Govt. Has No Right to Enter Our Bedrooms

Keshav Suri, the Executive Director of the Lalit Suri Hospitality Group, filed a petition in the Supreme Court (SC) demanding scrapping of section 377 of the Indian Penal Code (IPC) that criminalises homosexuality.

“It’s not just about decriminalising, it’s also about every citizen, every consenting adult in this country having a right to choose their sexual orientation, a right to choose their partner, a right to dignity and a right to living without a sense of fear that they are going to be arrested,”said Suri.

“The State or Centre Can’t Enter Anybody’s Bedroom”

Though the SC has heard several petitions in the past to decriminalise homosexuality, Suri said that the shooting at a gay nightclub in Orlando in 2016 was something that got him thinking.

There was the Orlando shooting that happened in the US and that got me thinking that about if it ever happened in India, and whether people would turn around and say ‘Oh because they are illegal, it’s good that they all were shot’.
Keshav Suri, Petitioner

Suri said that the biggest factor that helped in the filing of the petition was the privacy law, that says that neither the state nor the Centre has a right to enter anybody’s bedroom.

Loss of ‘Pink Money’

One of the points that makes Suri’s petition stand apart is the ‘Pink Money’ factor – the purchasing power of the Lesbian Gay Bisexual Transgender Queer (LGBTQ) community.

The petition, quoting a World Bank study on The Economic Cost of Homophobia, stated that the estimated cost of homophobia in India is between 0.1 percent to 1.7 percent of GDP. It also stated that in countries like the United Kingdom and the United States of America, Pink Money has gone from being on the fringe to mainstream.

“Mr Mukul Rohatgi, who is the lawyer fighting for this petition, told the court, ‘why are we discouraging tourists from outside of India who might want to come because of the fact that there is section 377? Why are we hampering tourism of this country?’” said Suri.

There are so many businesses and tour operators that cater to the LGBTQ community.
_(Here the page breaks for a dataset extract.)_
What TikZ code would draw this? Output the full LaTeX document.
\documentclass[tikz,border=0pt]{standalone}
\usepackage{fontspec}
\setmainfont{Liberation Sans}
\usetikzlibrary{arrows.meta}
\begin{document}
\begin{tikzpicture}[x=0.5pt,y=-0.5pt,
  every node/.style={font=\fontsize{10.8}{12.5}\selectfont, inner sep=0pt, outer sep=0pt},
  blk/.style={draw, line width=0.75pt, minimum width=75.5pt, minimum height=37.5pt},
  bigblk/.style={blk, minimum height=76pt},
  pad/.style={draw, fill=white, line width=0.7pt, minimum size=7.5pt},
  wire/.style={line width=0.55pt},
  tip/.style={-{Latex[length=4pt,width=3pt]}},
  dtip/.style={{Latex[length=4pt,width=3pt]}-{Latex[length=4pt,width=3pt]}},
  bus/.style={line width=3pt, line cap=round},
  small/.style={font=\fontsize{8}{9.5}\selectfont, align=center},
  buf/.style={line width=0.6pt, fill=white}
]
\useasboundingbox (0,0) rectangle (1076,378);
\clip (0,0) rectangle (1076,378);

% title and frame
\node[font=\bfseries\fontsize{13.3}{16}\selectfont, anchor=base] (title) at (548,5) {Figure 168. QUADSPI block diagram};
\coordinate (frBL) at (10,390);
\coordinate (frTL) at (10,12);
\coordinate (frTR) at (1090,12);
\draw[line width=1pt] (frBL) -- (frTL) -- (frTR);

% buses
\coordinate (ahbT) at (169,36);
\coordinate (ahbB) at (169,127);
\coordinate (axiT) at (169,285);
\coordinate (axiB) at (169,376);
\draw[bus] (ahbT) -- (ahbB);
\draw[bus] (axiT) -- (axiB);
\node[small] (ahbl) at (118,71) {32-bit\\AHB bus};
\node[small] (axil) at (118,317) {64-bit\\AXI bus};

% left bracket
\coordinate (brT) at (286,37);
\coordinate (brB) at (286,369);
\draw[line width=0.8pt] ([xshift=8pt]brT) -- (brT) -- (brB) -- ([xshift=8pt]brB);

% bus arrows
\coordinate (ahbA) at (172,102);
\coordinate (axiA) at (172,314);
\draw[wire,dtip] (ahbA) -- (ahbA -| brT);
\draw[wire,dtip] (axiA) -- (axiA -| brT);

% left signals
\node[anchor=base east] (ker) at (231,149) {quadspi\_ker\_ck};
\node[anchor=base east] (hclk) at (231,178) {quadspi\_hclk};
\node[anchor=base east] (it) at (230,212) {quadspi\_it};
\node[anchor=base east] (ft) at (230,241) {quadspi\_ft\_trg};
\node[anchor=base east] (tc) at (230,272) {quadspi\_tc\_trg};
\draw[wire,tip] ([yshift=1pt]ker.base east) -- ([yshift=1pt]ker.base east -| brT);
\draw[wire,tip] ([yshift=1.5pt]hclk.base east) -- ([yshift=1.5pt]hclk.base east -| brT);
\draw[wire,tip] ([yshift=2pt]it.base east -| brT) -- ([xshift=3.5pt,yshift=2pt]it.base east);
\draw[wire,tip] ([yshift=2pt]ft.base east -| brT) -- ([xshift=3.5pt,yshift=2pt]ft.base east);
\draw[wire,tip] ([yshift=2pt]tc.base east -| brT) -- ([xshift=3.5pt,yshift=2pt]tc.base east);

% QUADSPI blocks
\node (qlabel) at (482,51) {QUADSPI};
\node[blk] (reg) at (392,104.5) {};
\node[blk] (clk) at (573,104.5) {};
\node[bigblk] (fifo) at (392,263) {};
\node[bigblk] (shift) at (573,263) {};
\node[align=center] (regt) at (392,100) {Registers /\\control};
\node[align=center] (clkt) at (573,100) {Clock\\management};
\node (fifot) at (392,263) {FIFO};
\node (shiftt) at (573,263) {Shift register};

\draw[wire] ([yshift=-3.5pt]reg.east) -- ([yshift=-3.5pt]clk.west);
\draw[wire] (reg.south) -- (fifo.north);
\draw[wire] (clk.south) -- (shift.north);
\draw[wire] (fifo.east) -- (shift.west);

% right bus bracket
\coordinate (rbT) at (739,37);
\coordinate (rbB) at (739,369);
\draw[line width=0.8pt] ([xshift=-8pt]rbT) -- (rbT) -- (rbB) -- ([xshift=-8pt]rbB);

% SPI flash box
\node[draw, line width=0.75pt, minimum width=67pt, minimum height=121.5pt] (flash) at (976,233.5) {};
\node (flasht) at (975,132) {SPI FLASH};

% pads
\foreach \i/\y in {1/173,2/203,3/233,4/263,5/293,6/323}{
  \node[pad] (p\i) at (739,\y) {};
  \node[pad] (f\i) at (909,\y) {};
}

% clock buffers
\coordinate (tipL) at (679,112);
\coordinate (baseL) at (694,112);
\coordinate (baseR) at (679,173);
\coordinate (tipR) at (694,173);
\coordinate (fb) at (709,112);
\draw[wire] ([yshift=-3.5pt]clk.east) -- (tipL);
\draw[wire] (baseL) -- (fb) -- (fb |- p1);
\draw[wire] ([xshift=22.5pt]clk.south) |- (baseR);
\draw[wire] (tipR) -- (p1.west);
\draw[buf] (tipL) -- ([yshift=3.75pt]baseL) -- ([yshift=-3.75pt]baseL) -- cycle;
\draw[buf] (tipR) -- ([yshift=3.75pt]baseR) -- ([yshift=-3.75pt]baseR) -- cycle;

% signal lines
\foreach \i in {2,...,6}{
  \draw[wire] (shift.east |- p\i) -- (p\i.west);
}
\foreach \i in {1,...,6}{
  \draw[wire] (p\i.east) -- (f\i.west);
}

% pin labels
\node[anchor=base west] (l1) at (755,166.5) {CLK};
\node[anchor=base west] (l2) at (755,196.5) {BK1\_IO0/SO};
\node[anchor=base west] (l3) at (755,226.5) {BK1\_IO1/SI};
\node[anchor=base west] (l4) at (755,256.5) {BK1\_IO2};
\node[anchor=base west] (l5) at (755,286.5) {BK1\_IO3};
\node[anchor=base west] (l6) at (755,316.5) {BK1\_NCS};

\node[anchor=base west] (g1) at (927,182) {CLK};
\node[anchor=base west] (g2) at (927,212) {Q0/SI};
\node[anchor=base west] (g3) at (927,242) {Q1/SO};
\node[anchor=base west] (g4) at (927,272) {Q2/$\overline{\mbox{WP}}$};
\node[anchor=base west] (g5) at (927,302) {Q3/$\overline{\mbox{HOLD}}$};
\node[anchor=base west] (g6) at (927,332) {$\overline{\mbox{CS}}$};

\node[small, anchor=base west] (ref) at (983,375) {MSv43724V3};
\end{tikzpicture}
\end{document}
Real estate development has happened across the world because of the LGBTQ community. Look at Chelsea in new York, look at Soho in London, go to Sydney and Melbourne, so why are we denying ourselves that right?
Keshav Suri, Petitioner

Not an Easy Road

Being the fourth child after three sisters in his family, Suri said that there was an initial struggle when he came out to his family and friends, but eventually, the acceptance process was an education for them as well.

It was a Punjabi family empire, that the son should run. Well, a son can run and a gay son can easily run it too. If it wasn’t for their love, support and understanding, their change and the way I was able to change their minds, I wouldn’t be able to do this interview today, I would not be able to file a writ petition.
Keshav Suri, Petitioner

Suri said that he did face discrimination while growing up, being in an all-boys school, but he also reiterated that he is privileged to have a good, well-to-do family background.

“I am privileged, I am the executive director of this company. I became a success story within my own company. There was initial hesitation when I took over, but I won [my co-workers] over through the campaigns that I did, the sensitisation programmes that I did,” said Suri.

Suri said that there are many out there who do not have it easy like he did. Having helped many cope with depression through his ‘Pure Love’ campaign, he highlighted the fact that there are many from the community who still struggle with their own stories of discrimination.

I am not an activist, I am not a socialist, I have no political agenda. I am just a citizen exercising my fundamental rights. I am a tax-paying citizen. I am from a very privileged background, I guess. And because of that privilege, why not use that in the correct sphere?